DIRECTIONS FOR THIS TASK ::
Carry none of the pictures over; write out the complete data exactly.
— Begin DATA ENTRIES —
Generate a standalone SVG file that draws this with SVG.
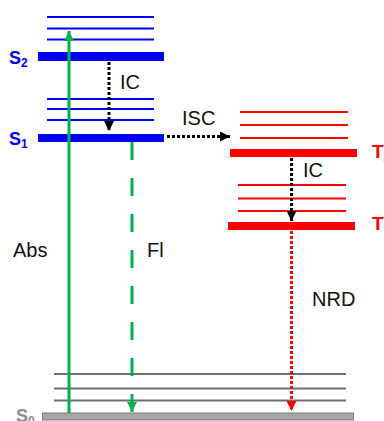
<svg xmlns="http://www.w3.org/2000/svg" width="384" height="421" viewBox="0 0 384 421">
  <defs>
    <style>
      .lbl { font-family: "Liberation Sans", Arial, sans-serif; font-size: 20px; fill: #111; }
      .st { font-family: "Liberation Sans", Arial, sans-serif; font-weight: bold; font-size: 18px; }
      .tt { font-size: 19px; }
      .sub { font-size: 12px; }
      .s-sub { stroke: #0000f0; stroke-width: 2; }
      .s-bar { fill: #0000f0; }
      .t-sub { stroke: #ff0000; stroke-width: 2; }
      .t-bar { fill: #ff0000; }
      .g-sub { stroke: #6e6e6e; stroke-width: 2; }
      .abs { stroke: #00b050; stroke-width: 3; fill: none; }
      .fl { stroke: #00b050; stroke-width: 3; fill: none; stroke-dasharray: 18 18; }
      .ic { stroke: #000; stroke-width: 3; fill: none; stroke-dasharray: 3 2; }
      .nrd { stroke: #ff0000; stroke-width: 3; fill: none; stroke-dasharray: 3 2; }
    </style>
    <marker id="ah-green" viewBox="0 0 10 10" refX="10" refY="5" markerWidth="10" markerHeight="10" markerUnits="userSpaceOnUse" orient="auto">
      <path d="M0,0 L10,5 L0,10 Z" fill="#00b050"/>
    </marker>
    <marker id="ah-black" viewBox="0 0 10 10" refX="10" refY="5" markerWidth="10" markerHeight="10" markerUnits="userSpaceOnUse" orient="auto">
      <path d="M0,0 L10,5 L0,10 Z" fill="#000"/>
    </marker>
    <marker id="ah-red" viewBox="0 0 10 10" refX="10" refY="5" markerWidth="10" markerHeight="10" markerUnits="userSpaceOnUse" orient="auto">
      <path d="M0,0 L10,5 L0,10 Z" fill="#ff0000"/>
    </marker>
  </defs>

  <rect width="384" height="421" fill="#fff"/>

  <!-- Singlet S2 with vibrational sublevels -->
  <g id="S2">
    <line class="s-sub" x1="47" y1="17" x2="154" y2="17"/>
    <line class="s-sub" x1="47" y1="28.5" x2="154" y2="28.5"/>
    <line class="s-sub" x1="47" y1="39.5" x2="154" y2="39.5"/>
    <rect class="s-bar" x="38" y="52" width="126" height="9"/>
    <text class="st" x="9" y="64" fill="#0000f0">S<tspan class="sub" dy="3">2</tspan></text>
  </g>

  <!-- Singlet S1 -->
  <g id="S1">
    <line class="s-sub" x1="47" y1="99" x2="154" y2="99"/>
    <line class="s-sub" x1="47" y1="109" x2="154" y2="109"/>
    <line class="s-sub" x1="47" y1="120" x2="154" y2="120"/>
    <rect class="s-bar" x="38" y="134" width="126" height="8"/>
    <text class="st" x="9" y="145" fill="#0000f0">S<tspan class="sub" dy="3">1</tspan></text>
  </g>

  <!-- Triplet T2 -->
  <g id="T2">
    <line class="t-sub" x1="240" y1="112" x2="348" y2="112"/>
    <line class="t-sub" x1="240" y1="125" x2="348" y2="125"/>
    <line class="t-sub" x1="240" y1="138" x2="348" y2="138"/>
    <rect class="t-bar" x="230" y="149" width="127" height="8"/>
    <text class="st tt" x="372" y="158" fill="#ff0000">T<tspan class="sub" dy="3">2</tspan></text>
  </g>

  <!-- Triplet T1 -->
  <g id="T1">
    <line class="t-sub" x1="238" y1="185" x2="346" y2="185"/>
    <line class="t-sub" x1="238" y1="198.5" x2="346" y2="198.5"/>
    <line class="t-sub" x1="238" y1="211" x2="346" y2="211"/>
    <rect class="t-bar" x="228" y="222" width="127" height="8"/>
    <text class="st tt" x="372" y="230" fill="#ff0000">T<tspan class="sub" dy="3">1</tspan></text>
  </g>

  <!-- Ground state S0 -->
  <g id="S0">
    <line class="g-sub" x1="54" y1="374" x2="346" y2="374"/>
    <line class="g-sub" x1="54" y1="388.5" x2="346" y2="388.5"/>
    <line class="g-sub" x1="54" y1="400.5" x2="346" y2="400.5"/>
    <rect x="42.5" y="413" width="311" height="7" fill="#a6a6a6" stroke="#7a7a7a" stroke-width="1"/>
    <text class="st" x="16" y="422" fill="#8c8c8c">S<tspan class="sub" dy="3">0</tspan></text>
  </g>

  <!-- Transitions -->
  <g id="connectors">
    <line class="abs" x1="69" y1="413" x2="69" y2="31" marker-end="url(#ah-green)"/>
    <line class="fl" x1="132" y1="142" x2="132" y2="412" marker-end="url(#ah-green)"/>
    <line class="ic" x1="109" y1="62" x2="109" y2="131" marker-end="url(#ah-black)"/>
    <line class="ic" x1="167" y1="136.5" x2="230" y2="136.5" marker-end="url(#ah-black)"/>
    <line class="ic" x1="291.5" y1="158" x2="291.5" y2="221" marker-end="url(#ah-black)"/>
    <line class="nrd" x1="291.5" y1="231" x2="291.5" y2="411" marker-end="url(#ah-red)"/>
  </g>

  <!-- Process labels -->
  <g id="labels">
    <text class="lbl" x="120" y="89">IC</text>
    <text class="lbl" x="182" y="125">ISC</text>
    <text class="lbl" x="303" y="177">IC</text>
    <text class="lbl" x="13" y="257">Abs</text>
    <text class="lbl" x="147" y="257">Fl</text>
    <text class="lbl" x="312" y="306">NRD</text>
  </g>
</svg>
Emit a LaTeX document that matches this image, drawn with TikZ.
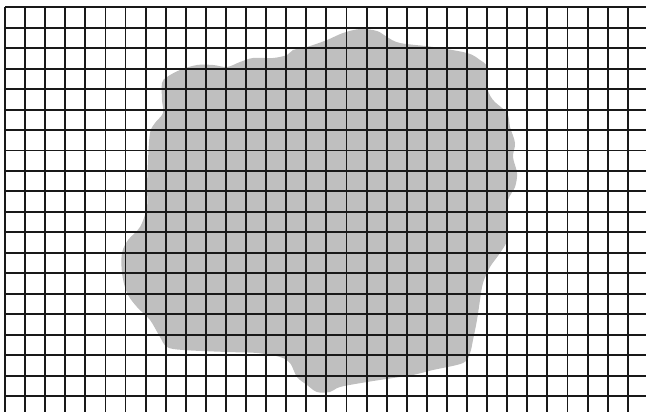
— End DATA ENTRIES —
RESULT FOR THIS TASK ::
Generate a standalone SVG file that draws this with SVG.
<svg xmlns="http://www.w3.org/2000/svg" width="384" height="421" viewBox="0 0 384 421">
  <defs>
    <style>
      .lbl { font-family: "Liberation Sans", Arial, sans-serif; font-size: 20px; fill: #111; }
      .st { font-family: "Liberation Sans", Arial, sans-serif; font-weight: bold; font-size: 18px; }
      .tt { font-size: 19px; }
      .sub { font-size: 12px; }
      .s-sub { stroke: #0000f0; stroke-width: 2; }
      .s-bar { fill: #0000f0; }
      .t-sub { stroke: #ff0000; stroke-width: 2; }
      .t-bar { fill: #ff0000; }
      .g-sub { stroke: #6e6e6e; stroke-width: 2; }
      .abs { stroke: #00b050; stroke-width: 3; fill: none; }
      .fl { stroke: #00b050; stroke-width: 3; fill: none; stroke-dasharray: 18 18; }
      .ic { stroke: #000; stroke-width: 3; fill: none; stroke-dasharray: 3 2; }
      .nrd { stroke: #ff0000; stroke-width: 3; fill: none; stroke-dasharray: 3 2; }
    </style>
    <marker id="ah-green" viewBox="0 0 10 10" refX="10" refY="5" markerWidth="10" markerHeight="10" markerUnits="userSpaceOnUse" orient="auto">
      <path d="M0,0 L10,5 L0,10 Z" fill="#00b050"/>
    </marker>
    <marker id="ah-black" viewBox="0 0 10 10" refX="10" refY="5" markerWidth="10" markerHeight="10" markerUnits="userSpaceOnUse" orient="auto">
      <path d="M0,0 L10,5 L0,10 Z" fill="#000"/>
    </marker>
    <marker id="ah-red" viewBox="0 0 10 10" refX="10" refY="5" markerWidth="10" markerHeight="10" markerUnits="userSpaceOnUse" orient="auto">
      <path d="M0,0 L10,5 L0,10 Z" fill="#ff0000"/>
    </marker>
  </defs>

  <rect width="384" height="421" fill="#fff"/>

  <!-- Singlet S2 with vibrational sublevels -->
  <g id="S2">
    <line class="s-sub" x1="47" y1="17" x2="154" y2="17"/>
    <line class="s-sub" x1="47" y1="28.5" x2="154" y2="28.5"/>
    <line class="s-sub" x1="47" y1="39.5" x2="154" y2="39.5"/>
    <rect class="s-bar" x="38" y="52" width="126" height="9"/>
    <text class="st" x="9" y="64" fill="#0000f0">S<tspan class="sub" dy="3">2</tspan></text>
  </g>

  <!-- Singlet S1 -->
  <g id="S1">
    <line class="s-sub" x1="47" y1="99" x2="154" y2="99"/>
    <line class="s-sub" x1="47" y1="109" x2="154" y2="109"/>
    <line class="s-sub" x1="47" y1="120" x2="154" y2="120"/>
    <rect class="s-bar" x="38" y="134" width="126" height="8"/>
    <text class="st" x="9" y="145" fill="#0000f0">S<tspan class="sub" dy="3">1</tspan></text>
  </g>

  <!-- Triplet T2 -->
  <g id="T2">
    <line class="t-sub" x1="240" y1="112" x2="348" y2="112"/>
    <line class="t-sub" x1="240" y1="125" x2="348" y2="125"/>
    <line class="t-sub" x1="240" y1="138" x2="348" y2="138"/>
    <rect class="t-bar" x="230" y="149" width="127" height="8"/>
    <text class="st tt" x="372" y="158" fill="#ff0000">T<tspan class="sub" dy="3">2</tspan></text>
  </g>

  <!-- Triplet T1 -->
  <g id="T1">
    <line class="t-sub" x1="238" y1="185" x2="346" y2="185"/>
    <line class="t-sub" x1="238" y1="198.5" x2="346" y2="198.5"/>
    <line class="t-sub" x1="238" y1="211" x2="346" y2="211"/>
    <rect class="t-bar" x="228" y="222" width="127" height="8"/>
    <text class="st tt" x="372" y="230" fill="#ff0000">T<tspan class="sub" dy="3">1</tspan></text>
  </g>

  <!-- Ground state S0 -->
  <g id="S0">
    <line class="g-sub" x1="54" y1="374" x2="346" y2="374"/>
    <line class="g-sub" x1="54" y1="388.5" x2="346" y2="388.5"/>
    <line class="g-sub" x1="54" y1="400.5" x2="346" y2="400.5"/>
    <rect x="42.5" y="413" width="311" height="7" fill="#a6a6a6" stroke="#7a7a7a" stroke-width="1"/>
    <text class="st" x="16" y="422" fill="#8c8c8c">S<tspan class="sub" dy="3">0</tspan></text>
  </g>

  <!-- Transitions -->
  <g id="connectors">
    <line class="abs" x1="69" y1="413" x2="69" y2="31" marker-end="url(#ah-green)"/>
    <line class="fl" x1="132" y1="142" x2="132" y2="412" marker-end="url(#ah-green)"/>
    <line class="ic" x1="109" y1="62" x2="109" y2="131" marker-end="url(#ah-black)"/>
    <line class="ic" x1="167" y1="136.5" x2="230" y2="136.5" marker-end="url(#ah-black)"/>
    <line class="ic" x1="291.5" y1="158" x2="291.5" y2="221" marker-end="url(#ah-black)"/>
    <line class="nrd" x1="291.5" y1="231" x2="291.5" y2="411" marker-end="url(#ah-red)"/>
  </g>

  <!-- Process labels -->
  <g id="labels">
    <text class="lbl" x="120" y="89">IC</text>
    <text class="lbl" x="182" y="125">ISC</text>
    <text class="lbl" x="303" y="177">IC</text>
    <text class="lbl" x="13" y="257">Abs</text>
    <text class="lbl" x="147" y="257">Fl</text>
    <text class="lbl" x="312" y="306">NRD</text>
  </g>
</svg>
Emit a LaTeX document that matches this image, drawn with TikZ.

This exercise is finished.